RECORDED DATA
* Start *

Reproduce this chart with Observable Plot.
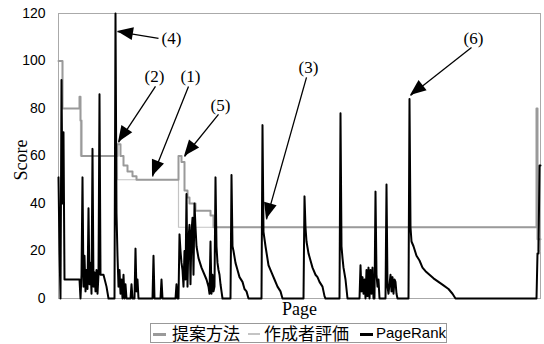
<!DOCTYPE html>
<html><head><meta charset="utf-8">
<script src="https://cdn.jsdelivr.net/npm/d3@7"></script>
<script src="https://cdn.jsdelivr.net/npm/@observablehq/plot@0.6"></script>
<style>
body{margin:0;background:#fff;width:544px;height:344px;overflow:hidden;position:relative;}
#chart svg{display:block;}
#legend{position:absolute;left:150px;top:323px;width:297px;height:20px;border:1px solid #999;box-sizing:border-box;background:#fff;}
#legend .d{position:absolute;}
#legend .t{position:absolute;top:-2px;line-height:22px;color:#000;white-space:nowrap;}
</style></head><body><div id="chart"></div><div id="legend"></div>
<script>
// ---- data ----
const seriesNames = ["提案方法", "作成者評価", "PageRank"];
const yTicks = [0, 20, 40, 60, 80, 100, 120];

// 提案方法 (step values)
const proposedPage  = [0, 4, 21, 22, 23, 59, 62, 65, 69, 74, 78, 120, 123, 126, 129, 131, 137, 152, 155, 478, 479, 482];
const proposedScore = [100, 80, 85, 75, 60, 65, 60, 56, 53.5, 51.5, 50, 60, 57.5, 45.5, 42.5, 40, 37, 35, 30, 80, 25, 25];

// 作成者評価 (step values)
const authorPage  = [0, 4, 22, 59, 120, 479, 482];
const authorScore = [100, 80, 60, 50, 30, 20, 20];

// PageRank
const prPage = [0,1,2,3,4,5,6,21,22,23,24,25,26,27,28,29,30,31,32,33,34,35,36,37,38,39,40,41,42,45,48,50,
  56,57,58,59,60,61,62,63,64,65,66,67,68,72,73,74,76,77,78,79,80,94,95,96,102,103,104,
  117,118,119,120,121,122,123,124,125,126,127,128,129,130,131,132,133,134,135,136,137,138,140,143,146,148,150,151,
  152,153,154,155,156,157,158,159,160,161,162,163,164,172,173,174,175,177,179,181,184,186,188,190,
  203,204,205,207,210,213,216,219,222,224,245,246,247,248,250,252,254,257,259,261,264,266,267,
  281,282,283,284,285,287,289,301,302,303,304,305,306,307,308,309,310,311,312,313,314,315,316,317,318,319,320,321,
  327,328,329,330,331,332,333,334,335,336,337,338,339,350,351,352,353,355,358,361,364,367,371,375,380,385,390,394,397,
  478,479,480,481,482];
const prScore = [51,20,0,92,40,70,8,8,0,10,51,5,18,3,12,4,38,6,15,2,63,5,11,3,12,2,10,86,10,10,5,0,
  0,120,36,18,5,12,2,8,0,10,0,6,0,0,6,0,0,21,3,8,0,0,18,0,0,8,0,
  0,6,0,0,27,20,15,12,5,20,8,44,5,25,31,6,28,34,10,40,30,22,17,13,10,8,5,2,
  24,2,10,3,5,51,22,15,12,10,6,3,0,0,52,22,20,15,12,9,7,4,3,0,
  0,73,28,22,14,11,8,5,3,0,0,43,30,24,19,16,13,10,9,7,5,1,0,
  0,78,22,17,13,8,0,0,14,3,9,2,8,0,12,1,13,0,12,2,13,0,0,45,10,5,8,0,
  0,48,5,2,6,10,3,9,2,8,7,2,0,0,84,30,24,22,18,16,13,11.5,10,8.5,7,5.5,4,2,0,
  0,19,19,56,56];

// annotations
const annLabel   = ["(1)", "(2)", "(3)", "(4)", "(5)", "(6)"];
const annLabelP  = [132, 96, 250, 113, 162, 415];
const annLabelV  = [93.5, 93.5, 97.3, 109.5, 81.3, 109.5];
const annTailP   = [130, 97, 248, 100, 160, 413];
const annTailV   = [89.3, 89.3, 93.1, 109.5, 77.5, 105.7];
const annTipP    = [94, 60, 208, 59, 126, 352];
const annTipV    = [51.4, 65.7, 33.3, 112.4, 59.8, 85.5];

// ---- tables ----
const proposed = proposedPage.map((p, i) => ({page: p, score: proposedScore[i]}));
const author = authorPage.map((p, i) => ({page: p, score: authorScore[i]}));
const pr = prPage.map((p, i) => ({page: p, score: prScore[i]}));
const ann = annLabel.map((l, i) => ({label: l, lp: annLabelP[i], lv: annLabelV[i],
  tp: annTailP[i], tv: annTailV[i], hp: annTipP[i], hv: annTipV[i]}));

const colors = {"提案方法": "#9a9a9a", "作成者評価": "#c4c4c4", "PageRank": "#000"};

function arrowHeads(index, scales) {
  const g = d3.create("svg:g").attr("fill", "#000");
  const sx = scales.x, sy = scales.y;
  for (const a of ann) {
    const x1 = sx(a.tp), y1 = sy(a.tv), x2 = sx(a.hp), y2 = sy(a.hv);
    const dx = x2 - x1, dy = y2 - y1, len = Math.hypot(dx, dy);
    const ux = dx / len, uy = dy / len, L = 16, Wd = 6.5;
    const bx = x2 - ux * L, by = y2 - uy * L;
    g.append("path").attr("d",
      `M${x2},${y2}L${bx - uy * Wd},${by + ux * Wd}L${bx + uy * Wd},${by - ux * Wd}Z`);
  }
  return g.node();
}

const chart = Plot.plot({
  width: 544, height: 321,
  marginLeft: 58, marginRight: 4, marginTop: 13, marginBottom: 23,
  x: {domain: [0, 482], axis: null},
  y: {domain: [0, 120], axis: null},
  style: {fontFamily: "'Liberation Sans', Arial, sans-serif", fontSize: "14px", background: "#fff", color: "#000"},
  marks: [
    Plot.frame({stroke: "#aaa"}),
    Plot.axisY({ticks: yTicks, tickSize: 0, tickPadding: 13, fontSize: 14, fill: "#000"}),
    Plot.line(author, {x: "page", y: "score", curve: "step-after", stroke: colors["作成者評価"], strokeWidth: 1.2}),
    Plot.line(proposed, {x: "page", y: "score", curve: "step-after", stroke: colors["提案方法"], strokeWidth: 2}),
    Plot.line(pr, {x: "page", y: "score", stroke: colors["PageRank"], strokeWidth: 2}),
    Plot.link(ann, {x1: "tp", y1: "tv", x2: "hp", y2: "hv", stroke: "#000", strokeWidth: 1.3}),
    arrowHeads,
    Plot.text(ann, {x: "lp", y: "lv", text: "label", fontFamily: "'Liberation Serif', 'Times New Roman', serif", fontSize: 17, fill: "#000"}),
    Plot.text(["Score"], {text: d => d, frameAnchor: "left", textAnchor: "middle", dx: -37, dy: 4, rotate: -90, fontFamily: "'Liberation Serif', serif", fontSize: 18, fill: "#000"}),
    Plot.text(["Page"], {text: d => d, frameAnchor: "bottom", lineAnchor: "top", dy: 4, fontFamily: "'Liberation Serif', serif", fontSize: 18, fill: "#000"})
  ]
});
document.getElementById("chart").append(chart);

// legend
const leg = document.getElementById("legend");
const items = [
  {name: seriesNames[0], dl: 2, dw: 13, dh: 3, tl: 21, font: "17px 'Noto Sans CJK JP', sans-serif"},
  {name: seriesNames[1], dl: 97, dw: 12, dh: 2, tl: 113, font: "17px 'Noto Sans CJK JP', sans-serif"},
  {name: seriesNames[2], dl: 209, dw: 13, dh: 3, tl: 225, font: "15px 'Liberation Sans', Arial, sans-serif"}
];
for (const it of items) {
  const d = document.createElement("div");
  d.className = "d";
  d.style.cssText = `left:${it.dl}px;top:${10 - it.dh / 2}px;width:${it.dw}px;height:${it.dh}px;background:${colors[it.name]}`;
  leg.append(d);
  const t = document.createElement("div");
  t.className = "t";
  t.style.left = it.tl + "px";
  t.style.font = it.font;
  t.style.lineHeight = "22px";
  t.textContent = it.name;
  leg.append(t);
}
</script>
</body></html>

* End *

DIRECTIVE
Reproduce each line exactly as it appears, omitting the pictures.

TASK OUTPUT
Reproduce this chart with Observable Plot.
<!DOCTYPE html>
<html><head><meta charset="utf-8">
<script src="https://cdn.jsdelivr.net/npm/d3@7"></script>
<script src="https://cdn.jsdelivr.net/npm/@observablehq/plot@0.6"></script>
<style>
body{margin:0;background:#fff;width:544px;height:344px;overflow:hidden;position:relative;}
#chart svg{display:block;}
#legend{position:absolute;left:150px;top:323px;width:297px;height:20px;border:1px solid #999;box-sizing:border-box;background:#fff;}
#legend .d{position:absolute;}
#legend .t{position:absolute;top:-2px;line-height:22px;color:#000;white-space:nowrap;}
</style></head><body><div id="chart"></div><div id="legend"></div>
<script>
// ---- data ----
const seriesNames = ["提案方法", "作成者評価", "PageRank"];
const yTicks = [0, 20, 40, 60, 80, 100, 120];

// 提案方法 (step values)
const proposedPage  = [0, 4, 21, 22, 23, 59, 62, 65, 69, 74, 78, 120, 123, 126, 129, 131, 137, 152, 155, 478, 479, 482];
const proposedScore = [100, 80, 85, 75, 60, 65, 60, 56, 53.5, 51.5, 50, 60, 57.5, 45.5, 42.5, 40, 37, 35, 30, 80, 25, 25];

// 作成者評価 (step values)
const authorPage  = [0, 4, 22, 59, 120, 479, 482];
const authorScore = [100, 80, 60, 50, 30, 20, 20];

// PageRank
const prPage = [0,1,2,3,4,5,6,21,22,23,24,25,26,27,28,29,30,31,32,33,34,35,36,37,38,39,40,41,42,45,48,50,
  56,57,58,59,60,61,62,63,64,65,66,67,68,72,73,74,76,77,78,79,80,94,95,96,102,103,104,
  117,118,119,120,121,122,123,124,125,126,127,128,129,130,131,132,133,134,135,136,137,138,140,143,146,148,150,151,
  152,153,154,155,156,157,158,159,160,161,162,163,164,172,173,174,175,177,179,181,184,186,188,190,
  203,204,205,207,210,213,216,219,222,224,245,246,247,248,250,252,254,257,259,261,264,266,267,
  281,282,283,284,285,287,289,301,302,303,304,305,306,307,308,309,310,311,312,313,314,315,316,317,318,319,320,321,
  327,328,329,330,331,332,333,334,335,336,337,338,339,350,351,352,353,355,358,361,364,367,371,375,380,385,390,394,397,
  478,479,480,481,482];
const prScore = [51,20,0,92,40,70,8,8,0,10,51,5,18,3,12,4,38,6,15,2,63,5,11,3,12,2,10,86,10,10,5,0,
  0,120,36,18,5,12,2,8,0,10,0,6,0,0,6,0,0,21,3,8,0,0,18,0,0,8,0,
  0,6,0,0,27,20,15,12,5,20,8,44,5,25,31,6,28,34,10,40,30,22,17,13,10,8,5,2,
  24,2,10,3,5,51,22,15,12,10,6,3,0,0,52,22,20,15,12,9,7,4,3,0,
  0,73,28,22,14,11,8,5,3,0,0,43,30,24,19,16,13,10,9,7,5,1,0,
  0,78,22,17,13,8,0,0,14,3,9,2,8,0,12,1,13,0,12,2,13,0,0,45,10,5,8,0,
  0,48,5,2,6,10,3,9,2,8,7,2,0,0,84,30,24,22,18,16,13,11.5,10,8.5,7,5.5,4,2,0,
  0,19,19,56,56];

// annotations
const annLabel   = ["(1)", "(2)", "(3)", "(4)", "(5)", "(6)"];
const annLabelP  = [132, 96, 250, 113, 162, 415];
const annLabelV  = [93.5, 93.5, 97.3, 109.5, 81.3, 109.5];
const annTailP   = [130, 97, 248, 100, 160, 413];
const annTailV   = [89.3, 89.3, 93.1, 109.5, 77.5, 105.7];
const annTipP    = [94, 60, 208, 59, 126, 352];
const annTipV    = [51.4, 65.7, 33.3, 112.4, 59.8, 85.5];

// ---- tables ----
const proposed = proposedPage.map((p, i) => ({page: p, score: proposedScore[i]}));
const author = authorPage.map((p, i) => ({page: p, score: authorScore[i]}));
const pr = prPage.map((p, i) => ({page: p, score: prScore[i]}));
const ann = annLabel.map((l, i) => ({label: l, lp: annLabelP[i], lv: annLabelV[i],
  tp: annTailP[i], tv: annTailV[i], hp: annTipP[i], hv: annTipV[i]}));

const colors = {"提案方法": "#9a9a9a", "作成者評価": "#c4c4c4", "PageRank": "#000"};

function arrowHeads(index, scales) {
  const g = d3.create("svg:g").attr("fill", "#000");
  const sx = scales.x, sy = scales.y;
  for (const a of ann) {
    const x1 = sx(a.tp), y1 = sy(a.tv), x2 = sx(a.hp), y2 = sy(a.hv);
    const dx = x2 - x1, dy = y2 - y1, len = Math.hypot(dx, dy);
    const ux = dx / len, uy = dy / len, L = 16, Wd = 6.5;
    const bx = x2 - ux * L, by = y2 - uy * L;
    g.append("path").attr("d",
      `M${x2},${y2}L${bx - uy * Wd},${by + ux * Wd}L${bx + uy * Wd},${by - ux * Wd}Z`);
  }
  return g.node();
}

const chart = Plot.plot({
  width: 544, height: 321,
  marginLeft: 58, marginRight: 4, marginTop: 13, marginBottom: 23,
  x: {domain: [0, 482], axis: null},
  y: {domain: [0, 120], axis: null},
  style: {fontFamily: "'Liberation Sans', Arial, sans-serif", fontSize: "14px", background: "#fff", color: "#000"},
  marks: [
    Plot.frame({stroke: "#aaa"}),
    Plot.axisY({ticks: yTicks, tickSize: 0, tickPadding: 13, fontSize: 14, fill: "#000"}),
    Plot.line(author, {x: "page", y: "score", curve: "step-after", stroke: colors["作成者評価"], strokeWidth: 1.2}),
    Plot.line(proposed, {x: "page", y: "score", curve: "step-after", stroke: colors["提案方法"], strokeWidth: 2}),
    Plot.line(pr, {x: "page", y: "score", stroke: colors["PageRank"], strokeWidth: 2}),
    Plot.link(ann, {x1: "tp", y1: "tv", x2: "hp", y2: "hv", stroke: "#000", strokeWidth: 1.3}),
    arrowHeads,
    Plot.text(ann, {x: "lp", y: "lv", text: "label", fontFamily: "'Liberation Serif', 'Times New Roman', serif", fontSize: 17, fill: "#000"}),
    Plot.text(["Score"], {text: d => d, frameAnchor: "left", textAnchor: "middle", dx: -37, dy: 4, rotate: -90, fontFamily: "'Liberation Serif', serif", fontSize: 18, fill: "#000"}),
    Plot.text(["Page"], {text: d => d, frameAnchor: "bottom", lineAnchor: "top", dy: 4, fontFamily: "'Liberation Serif', serif", fontSize: 18, fill: "#000"})
  ]
});
document.getElementById("chart").append(chart);

// legend
const leg = document.getElementById("legend");
const items = [
  {name: seriesNames[0], dl: 2, dw: 13, dh: 3, tl: 21, font: "17px 'Noto Sans CJK JP', sans-serif"},
  {name: seriesNames[1], dl: 97, dw: 12, dh: 2, tl: 113, font: "17px 'Noto Sans CJK JP', sans-serif"},
  {name: seriesNames[2], dl: 209, dw: 13, dh: 3, tl: 225, font: "15px 'Liberation Sans', Arial, sans-serif"}
];
for (const it of items) {
  const d = document.createElement("div");
  d.className = "d";
  d.style.cssText = `left:${it.dl}px;top:${10 - it.dh / 2}px;width:${it.dw}px;height:${it.dh}px;background:${colors[it.name]}`;
  leg.append(d);
  const t = document.createElement("div");
  t.className = "t";
  t.style.left = it.tl + "px";
  t.style.font = it.font;
  t.style.lineHeight = "22px";
  t.textContent = it.name;
  leg.append(t);
}
</script>
</body></html>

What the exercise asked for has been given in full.